Earlier this summer, the European Banking Authority published analysis and opinion on virtual currencies (pdf) – focussing on if they could or ought to be regulated.  The paper received heated write-ups, ranging from the ‘you can’t regulate the unregulateable’ to the positive view that serious consideration by authorities is a step towards virtual currency legitimacy.

Now that we have had some more time to reflect on the opinion, it seemed time to follow up with some more detailed thoughts.


A paper on how virtual currencies may be regulated is grapple with when the proposed subject of regulation is a broad and changing group.  The paper outlines eleven ‘market participants’ and the majority of proposed regulations could apply to none, some or all of them (paragraphs 31 – 43).

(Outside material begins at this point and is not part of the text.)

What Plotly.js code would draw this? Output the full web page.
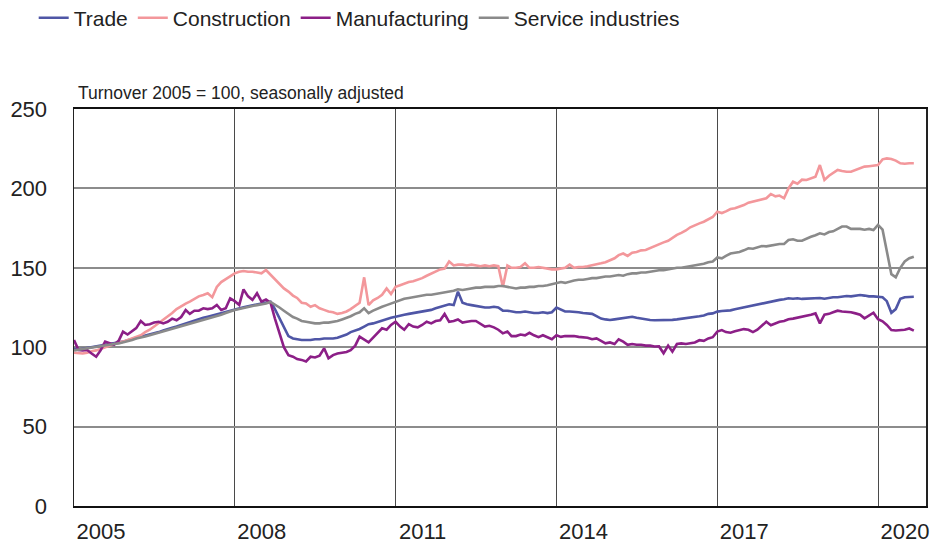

This is not lawyerly pickiness; the devil really is in the detail here.  Some suggestions might make perfectly good sense in relation to certain market participants, but would be disproportionate or dangerous in relation to other market participants.  For example, paragraph 156 recommends requiring “exchanges and any other non-user market participants that interact with [fiat currency] to comply with consumer due diligence (‘CDD’) requirements”.  Without knowing if and which of merchants, trade platforms, processing service providers, or wallet providers would have new CDD obligations, it is hard to give an opinion on the merit of the proposals.  In this sense, the paper can be somewhat of a Rorschach test – the reader sees the regulations they want.

Red Tape

The opinion proposes some requirements which have brought a wry grin to virtual currency exchanges which have been struggling to establish bank accounts and authorisations in the past months.  Paragraph 164 suggests that market participants (surely not all of them?) hold sufficient capital funds (both in fiat currency and virtual currency) to meet its obligations during bankruptcy, runs on the market, or similar.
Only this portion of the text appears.